A new tax shake-up will affect the rates of VAT charged by businesses dealing with EU customers.
Digital services sold to private EU consumers will, from tomorrow (1 January 2015), be taxed where the customer lives, rather than where the business is based, HM Revenue and Customs (HMRC) has reminded UK businesses.
The change to EU rules means affected businesses, which include most online digital services, must charge VAT on these supplies at the rate due in the customer’s EU country.
UK businesses affected are being supported by HMRC as they get to grips with the change in the EU rules.
For example, businesses can register for the new VAT Mini One Stop Shop (MOSS) online service. This means that they will complete just one VAT return and make one payment every quarter, to cover all their EU digital sales to private consumers.
Businesses whose turnover is currently below the VAT registration threshold (£81,000 per year) will need only to register for VAT on their sales to private consumers in other EU member states.
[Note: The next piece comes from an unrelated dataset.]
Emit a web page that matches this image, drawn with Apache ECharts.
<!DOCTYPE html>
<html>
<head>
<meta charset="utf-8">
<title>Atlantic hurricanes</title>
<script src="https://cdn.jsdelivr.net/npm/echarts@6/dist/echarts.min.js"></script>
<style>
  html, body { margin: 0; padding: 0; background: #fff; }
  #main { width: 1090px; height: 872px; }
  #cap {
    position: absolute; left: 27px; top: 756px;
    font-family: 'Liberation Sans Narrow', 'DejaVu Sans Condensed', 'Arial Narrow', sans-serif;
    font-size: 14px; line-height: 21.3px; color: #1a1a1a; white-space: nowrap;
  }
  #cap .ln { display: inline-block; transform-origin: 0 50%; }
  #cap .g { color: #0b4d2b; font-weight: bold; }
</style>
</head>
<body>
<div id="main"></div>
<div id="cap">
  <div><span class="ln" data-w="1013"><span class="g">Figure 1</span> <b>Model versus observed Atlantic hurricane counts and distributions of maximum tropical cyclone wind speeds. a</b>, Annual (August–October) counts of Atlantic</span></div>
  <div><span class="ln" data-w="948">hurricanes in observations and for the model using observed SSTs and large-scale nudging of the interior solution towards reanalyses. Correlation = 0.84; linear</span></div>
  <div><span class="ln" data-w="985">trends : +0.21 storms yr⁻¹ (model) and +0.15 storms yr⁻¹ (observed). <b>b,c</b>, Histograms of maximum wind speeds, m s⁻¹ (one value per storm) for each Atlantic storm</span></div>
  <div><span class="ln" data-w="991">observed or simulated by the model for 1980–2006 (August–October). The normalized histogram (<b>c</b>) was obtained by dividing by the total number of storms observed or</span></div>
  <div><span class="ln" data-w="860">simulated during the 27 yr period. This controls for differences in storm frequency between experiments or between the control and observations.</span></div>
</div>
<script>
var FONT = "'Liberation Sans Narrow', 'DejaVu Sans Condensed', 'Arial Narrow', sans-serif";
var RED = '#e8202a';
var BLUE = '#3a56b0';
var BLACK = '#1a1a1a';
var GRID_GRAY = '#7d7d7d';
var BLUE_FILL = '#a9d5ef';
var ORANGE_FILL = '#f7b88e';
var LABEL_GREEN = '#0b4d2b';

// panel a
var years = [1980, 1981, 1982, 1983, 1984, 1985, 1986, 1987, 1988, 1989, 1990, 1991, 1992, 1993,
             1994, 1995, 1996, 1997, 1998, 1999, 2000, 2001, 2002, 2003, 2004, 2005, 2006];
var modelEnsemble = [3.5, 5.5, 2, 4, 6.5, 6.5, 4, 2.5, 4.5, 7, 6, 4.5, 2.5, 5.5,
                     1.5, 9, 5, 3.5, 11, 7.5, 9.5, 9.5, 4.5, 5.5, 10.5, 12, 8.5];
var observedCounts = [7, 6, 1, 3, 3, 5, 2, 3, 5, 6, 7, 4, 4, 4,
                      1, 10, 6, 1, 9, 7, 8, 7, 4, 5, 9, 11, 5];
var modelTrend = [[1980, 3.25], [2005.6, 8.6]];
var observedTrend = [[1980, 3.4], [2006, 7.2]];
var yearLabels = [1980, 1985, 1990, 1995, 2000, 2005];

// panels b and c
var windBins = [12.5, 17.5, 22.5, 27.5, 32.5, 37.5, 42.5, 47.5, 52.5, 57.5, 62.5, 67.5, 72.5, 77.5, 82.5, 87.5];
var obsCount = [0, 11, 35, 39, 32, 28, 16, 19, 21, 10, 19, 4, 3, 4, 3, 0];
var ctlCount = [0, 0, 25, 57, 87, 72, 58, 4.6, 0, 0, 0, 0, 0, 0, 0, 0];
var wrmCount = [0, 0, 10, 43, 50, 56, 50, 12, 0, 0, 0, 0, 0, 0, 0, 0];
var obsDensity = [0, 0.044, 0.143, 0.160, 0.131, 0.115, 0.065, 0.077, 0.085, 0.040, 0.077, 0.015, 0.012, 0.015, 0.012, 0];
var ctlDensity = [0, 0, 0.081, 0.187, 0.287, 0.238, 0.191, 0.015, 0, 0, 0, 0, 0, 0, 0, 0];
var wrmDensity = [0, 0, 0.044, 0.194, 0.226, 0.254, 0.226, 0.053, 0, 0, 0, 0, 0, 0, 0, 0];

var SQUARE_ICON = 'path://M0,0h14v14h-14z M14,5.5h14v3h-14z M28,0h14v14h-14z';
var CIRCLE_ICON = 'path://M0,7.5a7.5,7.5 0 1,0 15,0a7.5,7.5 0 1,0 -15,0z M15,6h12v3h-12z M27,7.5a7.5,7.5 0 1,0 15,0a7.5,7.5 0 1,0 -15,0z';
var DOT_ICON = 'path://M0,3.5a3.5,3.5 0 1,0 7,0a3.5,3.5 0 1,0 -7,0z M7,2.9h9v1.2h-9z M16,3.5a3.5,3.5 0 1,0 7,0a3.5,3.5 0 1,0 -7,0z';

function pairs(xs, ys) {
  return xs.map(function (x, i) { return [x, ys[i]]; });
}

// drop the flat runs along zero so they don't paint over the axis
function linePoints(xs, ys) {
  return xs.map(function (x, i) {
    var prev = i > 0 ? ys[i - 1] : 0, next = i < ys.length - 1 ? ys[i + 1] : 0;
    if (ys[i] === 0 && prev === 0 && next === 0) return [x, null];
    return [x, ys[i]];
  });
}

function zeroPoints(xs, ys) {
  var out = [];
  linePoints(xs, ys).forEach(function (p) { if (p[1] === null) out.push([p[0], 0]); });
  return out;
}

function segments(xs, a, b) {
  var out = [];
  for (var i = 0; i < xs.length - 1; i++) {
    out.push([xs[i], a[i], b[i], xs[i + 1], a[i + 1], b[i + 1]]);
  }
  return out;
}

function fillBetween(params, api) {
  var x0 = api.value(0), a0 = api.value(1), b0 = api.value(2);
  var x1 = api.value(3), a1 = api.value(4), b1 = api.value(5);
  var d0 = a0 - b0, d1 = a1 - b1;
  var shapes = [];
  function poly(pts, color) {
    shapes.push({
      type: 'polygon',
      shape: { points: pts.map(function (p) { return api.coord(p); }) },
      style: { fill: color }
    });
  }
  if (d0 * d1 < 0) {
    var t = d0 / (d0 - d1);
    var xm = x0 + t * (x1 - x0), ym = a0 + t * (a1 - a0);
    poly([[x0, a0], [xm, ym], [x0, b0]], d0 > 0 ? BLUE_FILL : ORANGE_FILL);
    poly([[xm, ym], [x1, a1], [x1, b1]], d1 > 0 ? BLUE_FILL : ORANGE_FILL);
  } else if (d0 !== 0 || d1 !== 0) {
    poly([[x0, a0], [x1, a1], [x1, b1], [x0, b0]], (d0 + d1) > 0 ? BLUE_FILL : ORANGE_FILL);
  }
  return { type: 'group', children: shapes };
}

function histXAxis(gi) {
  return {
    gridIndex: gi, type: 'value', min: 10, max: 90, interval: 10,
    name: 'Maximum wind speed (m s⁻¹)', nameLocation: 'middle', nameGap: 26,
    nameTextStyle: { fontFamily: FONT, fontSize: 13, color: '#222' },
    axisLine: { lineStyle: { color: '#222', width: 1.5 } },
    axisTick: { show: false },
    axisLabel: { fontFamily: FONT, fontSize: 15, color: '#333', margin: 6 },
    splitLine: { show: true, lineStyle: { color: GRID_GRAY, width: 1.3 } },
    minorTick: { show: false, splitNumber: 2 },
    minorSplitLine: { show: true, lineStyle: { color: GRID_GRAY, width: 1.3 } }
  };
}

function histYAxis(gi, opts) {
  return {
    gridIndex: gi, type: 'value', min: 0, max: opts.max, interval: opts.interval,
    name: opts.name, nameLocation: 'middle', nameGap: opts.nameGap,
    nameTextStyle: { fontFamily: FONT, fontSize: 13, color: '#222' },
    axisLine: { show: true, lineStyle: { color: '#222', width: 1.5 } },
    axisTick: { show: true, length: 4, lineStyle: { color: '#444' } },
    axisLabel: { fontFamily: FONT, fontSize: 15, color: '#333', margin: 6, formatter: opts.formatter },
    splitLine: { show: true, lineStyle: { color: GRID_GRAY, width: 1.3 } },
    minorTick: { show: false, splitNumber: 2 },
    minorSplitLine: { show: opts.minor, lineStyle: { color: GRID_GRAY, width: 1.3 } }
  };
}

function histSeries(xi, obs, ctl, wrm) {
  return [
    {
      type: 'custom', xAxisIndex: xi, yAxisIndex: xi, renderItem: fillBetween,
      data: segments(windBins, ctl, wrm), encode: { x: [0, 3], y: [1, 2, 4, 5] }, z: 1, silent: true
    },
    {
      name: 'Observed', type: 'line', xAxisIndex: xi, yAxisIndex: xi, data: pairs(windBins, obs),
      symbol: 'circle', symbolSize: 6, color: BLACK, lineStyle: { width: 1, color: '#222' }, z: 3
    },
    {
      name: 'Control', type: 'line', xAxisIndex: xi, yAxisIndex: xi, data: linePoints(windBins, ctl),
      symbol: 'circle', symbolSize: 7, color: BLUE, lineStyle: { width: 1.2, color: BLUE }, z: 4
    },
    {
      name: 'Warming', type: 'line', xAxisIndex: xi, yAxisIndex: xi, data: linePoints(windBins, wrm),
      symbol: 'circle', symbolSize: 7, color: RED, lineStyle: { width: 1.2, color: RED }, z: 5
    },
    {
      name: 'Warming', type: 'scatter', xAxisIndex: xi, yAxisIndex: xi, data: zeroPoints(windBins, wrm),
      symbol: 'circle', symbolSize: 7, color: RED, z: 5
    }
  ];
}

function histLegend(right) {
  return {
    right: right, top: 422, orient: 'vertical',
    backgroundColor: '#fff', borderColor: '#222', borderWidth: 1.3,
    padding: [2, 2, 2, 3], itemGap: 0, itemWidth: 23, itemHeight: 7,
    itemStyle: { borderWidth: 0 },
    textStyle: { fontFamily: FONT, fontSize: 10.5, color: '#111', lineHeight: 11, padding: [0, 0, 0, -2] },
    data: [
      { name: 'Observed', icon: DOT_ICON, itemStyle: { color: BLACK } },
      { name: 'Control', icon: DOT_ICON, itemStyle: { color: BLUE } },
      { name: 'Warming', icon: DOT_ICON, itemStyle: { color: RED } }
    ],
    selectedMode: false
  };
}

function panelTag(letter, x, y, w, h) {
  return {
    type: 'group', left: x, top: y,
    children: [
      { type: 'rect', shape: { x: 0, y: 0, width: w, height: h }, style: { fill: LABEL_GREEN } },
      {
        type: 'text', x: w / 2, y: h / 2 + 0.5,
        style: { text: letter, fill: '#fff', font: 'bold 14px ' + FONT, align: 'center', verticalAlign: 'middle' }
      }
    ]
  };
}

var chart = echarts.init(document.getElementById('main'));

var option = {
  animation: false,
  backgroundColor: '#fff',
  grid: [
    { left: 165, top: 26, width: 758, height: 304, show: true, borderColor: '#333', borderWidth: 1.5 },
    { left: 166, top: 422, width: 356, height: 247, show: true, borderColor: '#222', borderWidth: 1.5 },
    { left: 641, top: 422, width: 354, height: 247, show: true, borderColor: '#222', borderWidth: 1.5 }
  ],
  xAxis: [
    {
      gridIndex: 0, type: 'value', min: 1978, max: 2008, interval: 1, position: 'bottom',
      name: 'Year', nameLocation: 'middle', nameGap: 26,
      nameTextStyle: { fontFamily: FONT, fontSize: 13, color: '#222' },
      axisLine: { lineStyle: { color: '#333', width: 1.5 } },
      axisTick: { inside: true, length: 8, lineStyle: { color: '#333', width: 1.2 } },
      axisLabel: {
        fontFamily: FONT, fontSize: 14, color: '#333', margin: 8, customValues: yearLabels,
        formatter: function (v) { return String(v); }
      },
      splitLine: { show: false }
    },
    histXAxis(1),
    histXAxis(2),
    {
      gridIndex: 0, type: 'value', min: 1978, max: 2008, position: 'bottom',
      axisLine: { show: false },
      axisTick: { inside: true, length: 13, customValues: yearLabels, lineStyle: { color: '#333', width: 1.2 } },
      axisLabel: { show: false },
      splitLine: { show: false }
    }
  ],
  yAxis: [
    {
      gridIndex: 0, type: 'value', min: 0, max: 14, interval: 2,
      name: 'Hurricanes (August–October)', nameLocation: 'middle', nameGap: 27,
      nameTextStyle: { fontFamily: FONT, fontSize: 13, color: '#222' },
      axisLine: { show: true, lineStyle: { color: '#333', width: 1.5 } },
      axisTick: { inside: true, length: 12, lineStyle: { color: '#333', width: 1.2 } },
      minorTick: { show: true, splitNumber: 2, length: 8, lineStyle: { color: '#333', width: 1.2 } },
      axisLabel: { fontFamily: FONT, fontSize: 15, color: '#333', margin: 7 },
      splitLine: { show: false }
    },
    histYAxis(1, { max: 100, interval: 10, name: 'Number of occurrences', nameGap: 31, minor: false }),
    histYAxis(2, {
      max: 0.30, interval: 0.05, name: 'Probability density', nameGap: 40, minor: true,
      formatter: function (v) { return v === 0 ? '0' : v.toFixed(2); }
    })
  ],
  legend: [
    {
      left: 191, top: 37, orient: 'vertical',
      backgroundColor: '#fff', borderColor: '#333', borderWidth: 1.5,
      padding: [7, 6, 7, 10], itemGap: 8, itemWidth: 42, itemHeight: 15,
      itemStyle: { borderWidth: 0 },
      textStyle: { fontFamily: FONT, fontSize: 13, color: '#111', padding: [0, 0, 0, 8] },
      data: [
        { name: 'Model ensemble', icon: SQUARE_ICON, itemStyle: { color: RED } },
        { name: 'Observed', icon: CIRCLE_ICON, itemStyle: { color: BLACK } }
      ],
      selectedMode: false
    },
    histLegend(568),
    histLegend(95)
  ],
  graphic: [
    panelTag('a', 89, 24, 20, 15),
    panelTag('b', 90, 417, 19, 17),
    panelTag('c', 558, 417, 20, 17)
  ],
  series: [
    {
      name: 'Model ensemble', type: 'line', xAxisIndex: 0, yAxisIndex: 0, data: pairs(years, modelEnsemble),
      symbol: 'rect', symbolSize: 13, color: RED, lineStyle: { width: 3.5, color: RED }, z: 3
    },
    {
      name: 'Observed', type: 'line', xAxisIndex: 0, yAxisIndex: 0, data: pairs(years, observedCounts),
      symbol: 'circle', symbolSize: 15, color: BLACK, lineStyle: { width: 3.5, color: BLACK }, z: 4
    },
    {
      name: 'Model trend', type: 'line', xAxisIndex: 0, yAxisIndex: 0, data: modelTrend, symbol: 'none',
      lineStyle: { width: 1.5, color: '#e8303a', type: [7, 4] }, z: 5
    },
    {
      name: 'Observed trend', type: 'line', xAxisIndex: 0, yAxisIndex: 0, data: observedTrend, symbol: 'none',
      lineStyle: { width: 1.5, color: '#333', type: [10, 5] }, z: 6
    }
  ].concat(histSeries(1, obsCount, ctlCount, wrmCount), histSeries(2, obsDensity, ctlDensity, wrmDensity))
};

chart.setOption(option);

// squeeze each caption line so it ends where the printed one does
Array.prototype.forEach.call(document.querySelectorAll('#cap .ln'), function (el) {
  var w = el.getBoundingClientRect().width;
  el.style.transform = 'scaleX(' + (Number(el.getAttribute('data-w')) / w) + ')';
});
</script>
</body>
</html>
They will not need to charge VAT on any sales to UK customers
Until 30 June 2015, micro-businesses that are below the current UK VAT registration threshold, and which register for the VAT MOSS online service, may base their ‘customer location’ VAT taxation and accounting decisions on information provided to them by their payment service provider. They do not need further information to be supplied directly by the customer.
Sally Beggs, deputy director at Indirect Tax, said: ‘The UK has successfully pressed for a number of simplifications, which should help make operating the new rules easier, and the UK continues to argue the case for some form of cross-border threshold.’